Il ne réussit jamais à reprendre contact avec sa sœur, Jutta, mais ses effets personnels lui sont finalement envoyés, y compris la maquette de la maison d’Étienne et la clé de la grotte où lui et Marie se sont débarrassés du diamant. Finalement, Jutta se rend à Saint-Malo pour en apprendre davantage sur les derniers jours de son frère et rencontre Marie.
La complexité d’adapter un livre en série
L’adaptation de “Toute la lumière que nous ne pouvons voir” par Netflix est un exemple fascinant de la complexité inhérente à la transmutation d’une œuvre littéraire en série télévisuelle. Les différences majeures entre le livre et la série, allant de la condensation des intrigues à l’altération des destins des personnages, ne sont pas simplement des choix narratifs ; elles reflètent une tentative de capturer l’essence de l’œuvre originale tout en la rendant accessible à un public peut-être moins enclin à la lecture.
Si certains puristes peuvent considérer ces changements comme des trahisons, il est essentiel de reconnaître que chaque médium offre des outils uniques pour raconter une histoire. Là où le livre de Doerr excelle dans les détails minutieux et les introspections profondes, la série utilise la puissance visuelle et la concision pour toucher son audience. Les modifications apportées ne diminuent pas la qualité de l’œuvre originale ; elles offrent plutôt une nouvelle perspective qui peut enrichir l’expérience globale.

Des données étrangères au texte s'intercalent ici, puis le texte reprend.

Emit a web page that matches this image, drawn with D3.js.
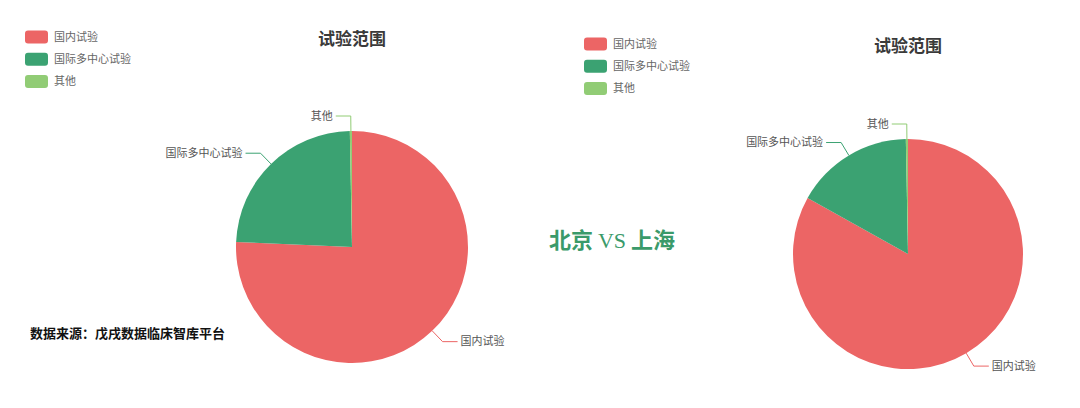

L’appréciation de l’œuvre, qu’elle soit littéraire ou télévisuelle, dépendra inévitablement de l’interaction entre le spectateur et le récit. Pour certains, la série Netflix pourrait servir de porte d’entrée vers le roman, incitant à une exploration plus approfondie des thèmes et des personnages de Doerr. Pour d’autres, elle pourrait être une forme d’art distincte, appréciée pour sa capacité à condenser et à dramatiser une histoire complexe. Quelle que soit la préférence, il est clair que “Toute la lumière que nous ne pouvons voir” continue de briller, que ce soit à travers les mots sur la page ou les images à l’écran, illuminant les nuances de l’humanité dans les ténèbres de l’histoire.